* **Task instructions**
Narrow the data below down to the lines containing "matplotlib".
>> START Data
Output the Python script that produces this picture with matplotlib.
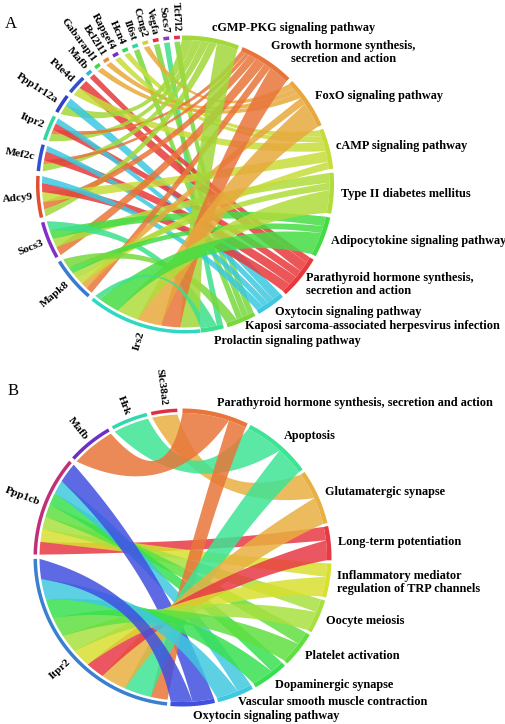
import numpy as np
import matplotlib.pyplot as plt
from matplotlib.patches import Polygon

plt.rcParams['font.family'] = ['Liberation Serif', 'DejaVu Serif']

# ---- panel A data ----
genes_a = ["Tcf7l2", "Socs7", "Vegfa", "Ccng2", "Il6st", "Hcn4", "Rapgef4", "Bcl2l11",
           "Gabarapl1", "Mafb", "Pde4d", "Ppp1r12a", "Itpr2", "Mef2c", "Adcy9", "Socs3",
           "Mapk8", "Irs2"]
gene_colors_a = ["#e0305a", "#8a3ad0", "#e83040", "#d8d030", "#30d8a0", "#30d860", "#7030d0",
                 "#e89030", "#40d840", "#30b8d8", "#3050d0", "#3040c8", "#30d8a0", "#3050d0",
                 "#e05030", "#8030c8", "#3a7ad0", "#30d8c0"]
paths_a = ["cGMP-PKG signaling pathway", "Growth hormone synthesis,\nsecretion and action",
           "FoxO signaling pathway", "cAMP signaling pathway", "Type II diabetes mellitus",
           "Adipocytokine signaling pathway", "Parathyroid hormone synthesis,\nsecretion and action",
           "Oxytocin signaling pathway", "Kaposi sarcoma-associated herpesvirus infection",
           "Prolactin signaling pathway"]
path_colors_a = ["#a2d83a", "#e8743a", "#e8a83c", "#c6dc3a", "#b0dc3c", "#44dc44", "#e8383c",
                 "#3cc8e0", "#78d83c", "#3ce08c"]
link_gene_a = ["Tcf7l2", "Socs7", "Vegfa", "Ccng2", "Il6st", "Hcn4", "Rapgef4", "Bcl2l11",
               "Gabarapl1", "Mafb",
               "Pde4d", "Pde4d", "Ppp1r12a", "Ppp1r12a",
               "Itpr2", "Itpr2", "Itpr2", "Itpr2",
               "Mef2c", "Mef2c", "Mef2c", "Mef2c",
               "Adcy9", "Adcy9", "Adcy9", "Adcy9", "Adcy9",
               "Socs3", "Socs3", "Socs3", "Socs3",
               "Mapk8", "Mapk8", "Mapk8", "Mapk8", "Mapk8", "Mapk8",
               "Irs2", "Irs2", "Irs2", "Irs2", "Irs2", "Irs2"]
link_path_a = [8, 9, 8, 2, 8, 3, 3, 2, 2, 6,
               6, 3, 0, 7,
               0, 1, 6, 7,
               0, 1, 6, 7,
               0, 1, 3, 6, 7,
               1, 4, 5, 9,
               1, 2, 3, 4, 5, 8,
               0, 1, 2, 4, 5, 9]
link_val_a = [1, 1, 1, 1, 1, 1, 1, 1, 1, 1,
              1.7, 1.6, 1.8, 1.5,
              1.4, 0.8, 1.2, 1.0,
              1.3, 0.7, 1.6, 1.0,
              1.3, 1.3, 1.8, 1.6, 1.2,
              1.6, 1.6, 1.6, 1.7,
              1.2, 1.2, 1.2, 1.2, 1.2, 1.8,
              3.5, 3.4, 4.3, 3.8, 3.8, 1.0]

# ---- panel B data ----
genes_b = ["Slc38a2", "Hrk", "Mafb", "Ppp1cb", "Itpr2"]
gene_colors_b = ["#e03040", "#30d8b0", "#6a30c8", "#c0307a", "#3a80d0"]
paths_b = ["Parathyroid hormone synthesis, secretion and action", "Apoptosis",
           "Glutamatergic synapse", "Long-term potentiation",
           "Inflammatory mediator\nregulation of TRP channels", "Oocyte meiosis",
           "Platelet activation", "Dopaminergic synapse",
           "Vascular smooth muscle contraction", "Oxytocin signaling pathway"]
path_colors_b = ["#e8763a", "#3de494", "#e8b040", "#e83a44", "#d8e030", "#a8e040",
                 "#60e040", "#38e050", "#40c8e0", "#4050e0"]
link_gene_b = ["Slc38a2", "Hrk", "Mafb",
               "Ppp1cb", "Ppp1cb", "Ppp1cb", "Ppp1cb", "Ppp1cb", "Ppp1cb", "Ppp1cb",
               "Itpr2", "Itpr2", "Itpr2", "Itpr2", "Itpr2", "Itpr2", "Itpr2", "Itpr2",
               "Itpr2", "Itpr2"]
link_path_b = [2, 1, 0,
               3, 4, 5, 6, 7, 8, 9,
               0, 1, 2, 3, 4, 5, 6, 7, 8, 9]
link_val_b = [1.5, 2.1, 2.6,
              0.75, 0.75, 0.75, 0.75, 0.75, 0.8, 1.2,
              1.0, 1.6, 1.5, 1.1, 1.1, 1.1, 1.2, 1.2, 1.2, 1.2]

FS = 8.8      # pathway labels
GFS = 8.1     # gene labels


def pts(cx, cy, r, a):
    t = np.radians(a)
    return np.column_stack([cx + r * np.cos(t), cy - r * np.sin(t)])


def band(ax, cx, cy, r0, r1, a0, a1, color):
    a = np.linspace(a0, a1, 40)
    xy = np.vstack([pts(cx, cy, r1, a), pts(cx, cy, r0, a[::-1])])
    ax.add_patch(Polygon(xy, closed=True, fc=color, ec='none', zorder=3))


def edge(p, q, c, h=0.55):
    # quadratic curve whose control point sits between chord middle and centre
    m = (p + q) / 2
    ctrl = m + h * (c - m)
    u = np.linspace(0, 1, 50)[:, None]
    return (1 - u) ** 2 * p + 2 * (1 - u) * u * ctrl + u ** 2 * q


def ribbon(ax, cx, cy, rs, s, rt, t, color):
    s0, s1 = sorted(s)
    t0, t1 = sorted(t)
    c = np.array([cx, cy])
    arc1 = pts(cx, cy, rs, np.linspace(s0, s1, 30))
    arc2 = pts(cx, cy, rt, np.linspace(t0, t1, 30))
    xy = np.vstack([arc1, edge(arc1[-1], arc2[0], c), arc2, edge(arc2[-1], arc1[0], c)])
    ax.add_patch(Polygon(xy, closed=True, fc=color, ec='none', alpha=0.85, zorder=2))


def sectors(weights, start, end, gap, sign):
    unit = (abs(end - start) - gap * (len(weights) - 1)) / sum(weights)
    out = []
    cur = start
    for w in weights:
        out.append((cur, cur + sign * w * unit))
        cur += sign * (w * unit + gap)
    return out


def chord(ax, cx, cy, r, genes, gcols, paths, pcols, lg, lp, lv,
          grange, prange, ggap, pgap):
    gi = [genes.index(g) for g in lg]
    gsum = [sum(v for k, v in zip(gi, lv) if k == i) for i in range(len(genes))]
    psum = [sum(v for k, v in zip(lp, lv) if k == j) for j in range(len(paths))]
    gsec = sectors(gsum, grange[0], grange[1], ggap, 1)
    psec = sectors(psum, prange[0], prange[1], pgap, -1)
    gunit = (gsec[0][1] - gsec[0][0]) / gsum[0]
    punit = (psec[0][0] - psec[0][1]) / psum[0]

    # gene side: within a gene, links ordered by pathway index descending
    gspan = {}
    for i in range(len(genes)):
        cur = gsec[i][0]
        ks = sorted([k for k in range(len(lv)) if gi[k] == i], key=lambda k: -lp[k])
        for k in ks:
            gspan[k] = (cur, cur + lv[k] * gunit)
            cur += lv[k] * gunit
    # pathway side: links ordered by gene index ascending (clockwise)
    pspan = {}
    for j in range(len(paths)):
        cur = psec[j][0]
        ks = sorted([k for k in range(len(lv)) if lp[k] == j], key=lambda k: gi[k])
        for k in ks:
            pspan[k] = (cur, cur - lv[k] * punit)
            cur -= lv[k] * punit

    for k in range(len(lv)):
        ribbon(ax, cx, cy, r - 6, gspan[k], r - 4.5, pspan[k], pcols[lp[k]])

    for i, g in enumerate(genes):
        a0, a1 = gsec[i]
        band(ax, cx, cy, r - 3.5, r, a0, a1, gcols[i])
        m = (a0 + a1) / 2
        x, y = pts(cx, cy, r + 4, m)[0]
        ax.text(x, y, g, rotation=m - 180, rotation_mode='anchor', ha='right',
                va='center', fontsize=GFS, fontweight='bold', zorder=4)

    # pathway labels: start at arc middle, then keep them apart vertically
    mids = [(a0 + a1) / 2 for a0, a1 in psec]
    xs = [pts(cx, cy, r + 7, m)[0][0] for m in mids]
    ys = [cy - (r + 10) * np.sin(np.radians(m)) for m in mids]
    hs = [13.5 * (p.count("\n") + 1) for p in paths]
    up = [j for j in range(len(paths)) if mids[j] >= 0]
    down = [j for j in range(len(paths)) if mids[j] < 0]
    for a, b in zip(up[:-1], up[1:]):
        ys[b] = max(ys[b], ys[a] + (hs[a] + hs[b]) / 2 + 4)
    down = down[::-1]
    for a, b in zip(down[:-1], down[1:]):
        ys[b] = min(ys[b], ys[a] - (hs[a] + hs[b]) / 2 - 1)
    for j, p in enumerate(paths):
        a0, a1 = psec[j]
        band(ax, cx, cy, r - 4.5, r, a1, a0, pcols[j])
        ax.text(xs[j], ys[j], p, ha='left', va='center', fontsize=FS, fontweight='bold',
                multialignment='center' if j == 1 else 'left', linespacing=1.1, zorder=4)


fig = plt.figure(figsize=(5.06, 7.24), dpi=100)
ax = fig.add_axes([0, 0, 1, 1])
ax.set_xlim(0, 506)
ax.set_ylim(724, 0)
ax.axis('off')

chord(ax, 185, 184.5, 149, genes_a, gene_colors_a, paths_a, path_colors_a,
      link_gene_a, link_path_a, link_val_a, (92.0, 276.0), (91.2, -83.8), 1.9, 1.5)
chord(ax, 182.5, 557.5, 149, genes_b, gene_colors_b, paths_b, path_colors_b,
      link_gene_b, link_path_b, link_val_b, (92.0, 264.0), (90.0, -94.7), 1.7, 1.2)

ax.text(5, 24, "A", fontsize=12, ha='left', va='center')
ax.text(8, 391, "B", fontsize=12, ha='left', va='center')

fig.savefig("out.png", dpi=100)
>> END Data
* **Final result**
Output the Python script that produces this picture with matplotlib.
import matplotlib.pyplot as plt
from matplotlib.patches import Polygon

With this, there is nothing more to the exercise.